En 2023, le CN a transporté de loin la plus grande quantité de grains comparé au CPKC. Plus de 21 MMT de céréales ont été acheminées vers l’Ouest canadien, suivies de 4,54 MMT vers l’Est canadien et 1,85 MMT vers les États-Unis. Toutefois, le CPKC détenait une plus grande part du marché des grains expédiés aux États-Unis, avec 5,51 MMT. Le CPKC a également transporté légèrement plus de grains vers l’Est canadien, avec 5,25 MMT.
La carte interactive ci-dessous présente le réseau ferroviaire canadien par propriétaire ainsi que l’emplacement des trois types de silos, codés par couleur en fonction de leur connexion ferroviaire. La taille de chaque silo représente sa capacité de stockage.
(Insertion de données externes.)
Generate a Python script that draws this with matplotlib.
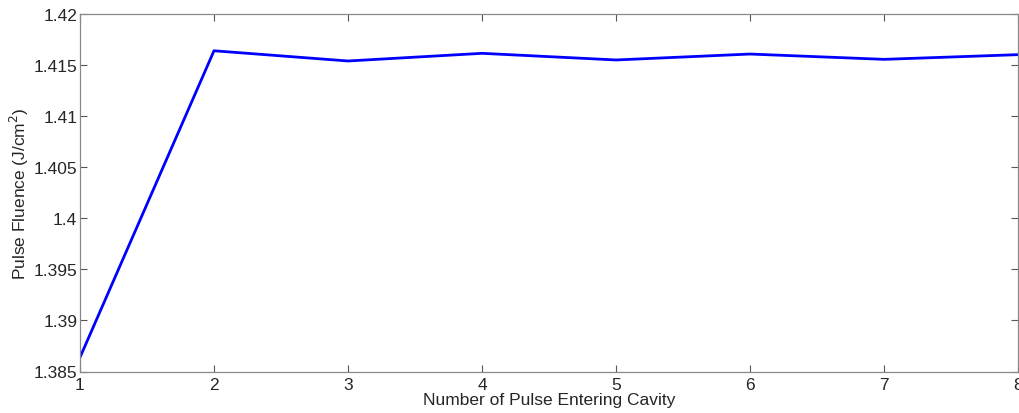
import matplotlib.pyplot as plt

# pulse number vs fluence
pulse_no = [1, 2, 3, 4, 5, 6, 7, 8]
fluence = [1.38638, 1.41640, 1.41540, 1.41615, 1.41550, 1.41608, 1.41556, 1.41602]
yticks = [1.385, 1.39, 1.395, 1.40, 1.405, 1.41, 1.415, 1.42]
ytick_labels = ['1.385', '1.39', '1.395', '1.4', '1.405', '1.41', '1.415', '1.42']

plt.rcParams['font.family'] = ['Liberation Sans', 'DejaVu Sans']

fig = plt.figure(figsize=(10.2, 4.14), dpi=100)
ax = fig.add_axes([80/1020, 41.5/414, 938/1020, 357.5/414])
ax.plot(pulse_no, fluence, color='#0000ff', linewidth=2.0)

ax.set_xlim(1, 8)
ax.set_ylim(1.385, 1.42)
ax.set_xticks(pulse_no)
ax.set_yticks(yticks)
ax.set_yticklabels(ytick_labels)
ax.tick_params(direction='in', top=True, right=True, length=5, width=0.8,
               colors='#555555', labelcolor='#262626', labelsize=12.5, pad=2)
ax.tick_params(axis='x', pad=4)
for s in ax.spines.values():
    s.set_color('#888888')
    s.set_linewidth(0.9)

ax.set_xlabel('Number of Pulse Entering Cavity', fontsize=12.5, color='#262626', labelpad=0)
ax.set_ylabel('Pulse Fluence (J/cm$^2$)', fontsize=12.5, color='#262626', labelpad=2)

fig.savefig('out.png', dpi=100)
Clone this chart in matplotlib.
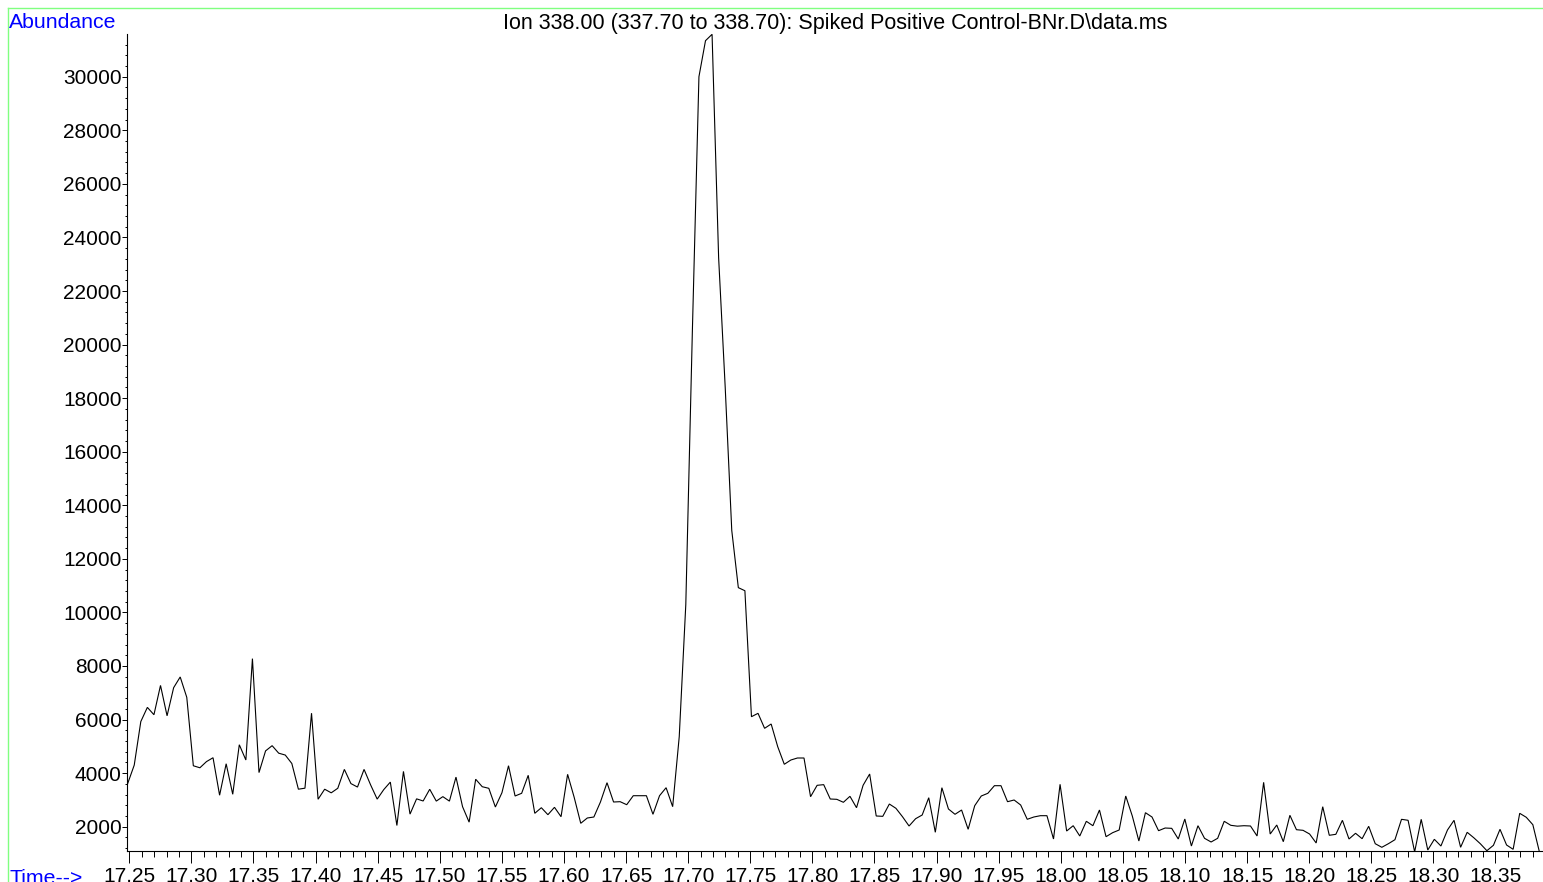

En tant que grand producteur mondial, une part importante de la production céréalière canadienne est destinée aux marchés d’exportation. En 2023, le prix moyen du blé était de 364 $ par tonne métrique (TM) au Québec, tandis qu’il s’élevait à 391 $, 386 $ et 397 $ par TM respectivement au Manitoba, en Saskatchewan et en Alberta. Le prix moyen du maïs était de 315 $ par TM au Québec et de 299 $ en Ontario. Les prix du canola s’établissaient en moyenne à 779 $, 769 $, 779 $, 793 $ et 774 $ par TM respectivement au Québec, en Ontario, au Manitoba, en Saskatchewan et en Alberta2.
La carte interactive ci-dessous illustre l’intermodalité des exportations de grains au-delà des États-Unis, mettant en évidence la connexion entre le rail et les ports. Les lignes rouges représentent le flux des céréales depuis les provinces productrices des Prairies vers les ports par rail, tandis que les lignes bleues indiquent les exportations de céréales des ports vers les marchés étrangers. La largeur de chaque ligne correspond au volume de céréales transporté en tonnes. Cliquer sur une ligne révèle la valeur des céréales acheminées et exportées.
Le plus grand flux de grains entre province et port provient de la Saskatchewan vers le port de Vancouver, avec 16 MMT de grains transportés en 2023, pour une valeur de 7,8 milliards de dollars. De même, le plus grand flux port-marché au-delà des États-Unis passait par le port de Vancouver, qui a exporté 28 MMT de grains pour une valeur de 14,4 milliards de dollars. Les ports de l’Est jouent également un rôle clé dans les exportations, le port de Montréal et le port de Québec ayant traité respectivement 4 MMT et 3,4 MMT de grains. Le port de Thunder Bay est un autre hub important, facilitant l’expédition de 1,4 MMT de grains.
En conclusion, la chaîne d’approvisionnement des grains au Canada repose sur un vaste réseau ferroviaire et des connexions intermodales permettant d’acheminer efficacement les cultures des exploitations agricoles vers les marchés nationaux et internationaux. La domination du CN et du CPKC dans le transport des grains souligne le rôle essentiel de l’infrastructure ferroviaire dans la liaison entre les silos primaires, les installations de transformation et les terminaux d’exportation. Face aux tensions commerciales persistantes avec les États-Unis et à la demande mondiale croissante pour les grains canadiens, le rôle des ports de l’Ouest et de l’Est sera de plus en plus crucial. L’optimisation des connexions logistiques entre le réseau ferroviaire et les ports sera essentielle pour maintenir la compétitivité et assurer des flux commerciaux fluides.